### PROBLEM
Look through the lines below and extract any with the word "matplotlib".
·····
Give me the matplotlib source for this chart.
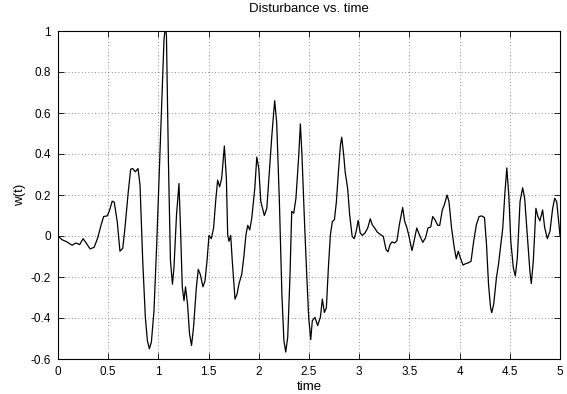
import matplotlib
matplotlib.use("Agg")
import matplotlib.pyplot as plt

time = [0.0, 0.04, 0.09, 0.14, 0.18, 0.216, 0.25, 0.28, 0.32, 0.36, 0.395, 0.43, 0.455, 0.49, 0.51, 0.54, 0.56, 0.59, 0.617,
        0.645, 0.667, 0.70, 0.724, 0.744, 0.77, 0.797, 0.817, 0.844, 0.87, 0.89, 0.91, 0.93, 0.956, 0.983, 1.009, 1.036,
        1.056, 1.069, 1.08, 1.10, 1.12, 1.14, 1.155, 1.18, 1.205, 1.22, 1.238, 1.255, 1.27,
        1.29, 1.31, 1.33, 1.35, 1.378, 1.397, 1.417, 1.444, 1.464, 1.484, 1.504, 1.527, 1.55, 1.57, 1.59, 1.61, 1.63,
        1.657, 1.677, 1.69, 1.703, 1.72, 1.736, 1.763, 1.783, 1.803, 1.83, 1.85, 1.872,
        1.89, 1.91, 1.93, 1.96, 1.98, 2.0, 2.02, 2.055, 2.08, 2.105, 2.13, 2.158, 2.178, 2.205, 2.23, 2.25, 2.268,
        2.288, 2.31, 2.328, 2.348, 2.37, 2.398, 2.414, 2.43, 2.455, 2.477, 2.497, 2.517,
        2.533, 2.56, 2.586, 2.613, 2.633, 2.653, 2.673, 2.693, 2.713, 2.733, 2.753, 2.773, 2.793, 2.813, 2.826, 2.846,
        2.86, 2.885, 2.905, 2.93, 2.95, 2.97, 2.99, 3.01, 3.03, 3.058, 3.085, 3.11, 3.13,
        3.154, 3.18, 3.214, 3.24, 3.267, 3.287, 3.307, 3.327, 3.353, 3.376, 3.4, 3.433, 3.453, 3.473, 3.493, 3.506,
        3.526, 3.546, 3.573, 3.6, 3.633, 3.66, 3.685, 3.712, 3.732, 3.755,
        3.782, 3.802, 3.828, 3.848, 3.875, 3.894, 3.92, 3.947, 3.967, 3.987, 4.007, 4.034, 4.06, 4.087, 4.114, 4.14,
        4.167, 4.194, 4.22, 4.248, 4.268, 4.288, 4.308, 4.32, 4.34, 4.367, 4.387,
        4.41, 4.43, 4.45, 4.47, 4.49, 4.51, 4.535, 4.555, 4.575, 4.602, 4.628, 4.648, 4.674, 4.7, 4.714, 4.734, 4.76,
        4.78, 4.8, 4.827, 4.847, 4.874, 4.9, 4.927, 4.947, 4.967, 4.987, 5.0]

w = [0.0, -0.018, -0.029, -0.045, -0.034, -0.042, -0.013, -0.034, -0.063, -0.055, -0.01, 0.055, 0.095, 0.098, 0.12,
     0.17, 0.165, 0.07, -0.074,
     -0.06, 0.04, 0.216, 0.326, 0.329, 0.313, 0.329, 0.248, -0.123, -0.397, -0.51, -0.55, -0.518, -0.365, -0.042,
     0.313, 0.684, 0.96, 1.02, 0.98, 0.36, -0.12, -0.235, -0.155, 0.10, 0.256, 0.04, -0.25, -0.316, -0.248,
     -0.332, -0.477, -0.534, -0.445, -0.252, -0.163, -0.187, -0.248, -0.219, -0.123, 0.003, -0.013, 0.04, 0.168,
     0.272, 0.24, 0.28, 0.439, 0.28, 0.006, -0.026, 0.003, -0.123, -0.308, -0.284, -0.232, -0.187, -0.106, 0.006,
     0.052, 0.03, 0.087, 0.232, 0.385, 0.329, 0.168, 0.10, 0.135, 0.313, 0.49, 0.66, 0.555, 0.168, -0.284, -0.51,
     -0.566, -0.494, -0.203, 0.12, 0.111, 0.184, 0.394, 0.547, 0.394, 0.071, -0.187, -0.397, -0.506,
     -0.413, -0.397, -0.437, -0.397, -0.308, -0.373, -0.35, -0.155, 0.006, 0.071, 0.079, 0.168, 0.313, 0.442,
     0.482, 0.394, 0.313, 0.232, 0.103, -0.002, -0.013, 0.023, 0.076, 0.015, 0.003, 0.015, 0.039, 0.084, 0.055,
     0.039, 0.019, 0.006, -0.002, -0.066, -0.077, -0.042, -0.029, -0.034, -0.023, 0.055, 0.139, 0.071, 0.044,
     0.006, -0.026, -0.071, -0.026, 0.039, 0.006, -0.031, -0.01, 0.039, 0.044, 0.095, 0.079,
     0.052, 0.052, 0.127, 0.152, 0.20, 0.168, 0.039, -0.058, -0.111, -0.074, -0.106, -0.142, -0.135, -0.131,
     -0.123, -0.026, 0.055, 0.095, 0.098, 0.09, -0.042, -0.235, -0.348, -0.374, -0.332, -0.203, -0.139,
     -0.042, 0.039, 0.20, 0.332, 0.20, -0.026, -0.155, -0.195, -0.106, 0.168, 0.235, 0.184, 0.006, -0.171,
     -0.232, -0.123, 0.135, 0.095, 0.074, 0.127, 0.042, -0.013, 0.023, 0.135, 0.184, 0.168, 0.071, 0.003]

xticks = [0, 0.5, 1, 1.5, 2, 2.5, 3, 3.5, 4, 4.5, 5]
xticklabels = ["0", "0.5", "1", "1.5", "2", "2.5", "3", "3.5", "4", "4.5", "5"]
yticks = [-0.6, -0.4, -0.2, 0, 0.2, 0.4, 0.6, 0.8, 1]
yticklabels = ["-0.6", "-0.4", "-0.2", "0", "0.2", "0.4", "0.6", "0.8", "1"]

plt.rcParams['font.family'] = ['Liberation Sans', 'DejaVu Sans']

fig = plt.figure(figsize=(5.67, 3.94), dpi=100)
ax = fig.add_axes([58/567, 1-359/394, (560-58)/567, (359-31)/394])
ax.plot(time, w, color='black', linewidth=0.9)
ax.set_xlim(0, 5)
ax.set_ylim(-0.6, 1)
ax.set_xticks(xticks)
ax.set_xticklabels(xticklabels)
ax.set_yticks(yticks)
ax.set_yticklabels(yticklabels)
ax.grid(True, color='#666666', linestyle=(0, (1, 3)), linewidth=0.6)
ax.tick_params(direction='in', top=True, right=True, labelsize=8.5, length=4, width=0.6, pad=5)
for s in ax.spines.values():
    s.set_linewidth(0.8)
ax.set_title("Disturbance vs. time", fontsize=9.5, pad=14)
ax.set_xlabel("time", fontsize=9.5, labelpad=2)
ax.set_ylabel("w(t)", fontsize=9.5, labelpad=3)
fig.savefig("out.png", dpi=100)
·····
### TASK OUTPUT
Give me the matplotlib source for this chart.
import matplotlib
matplotlib.use("Agg")
import matplotlib.pyplot as plt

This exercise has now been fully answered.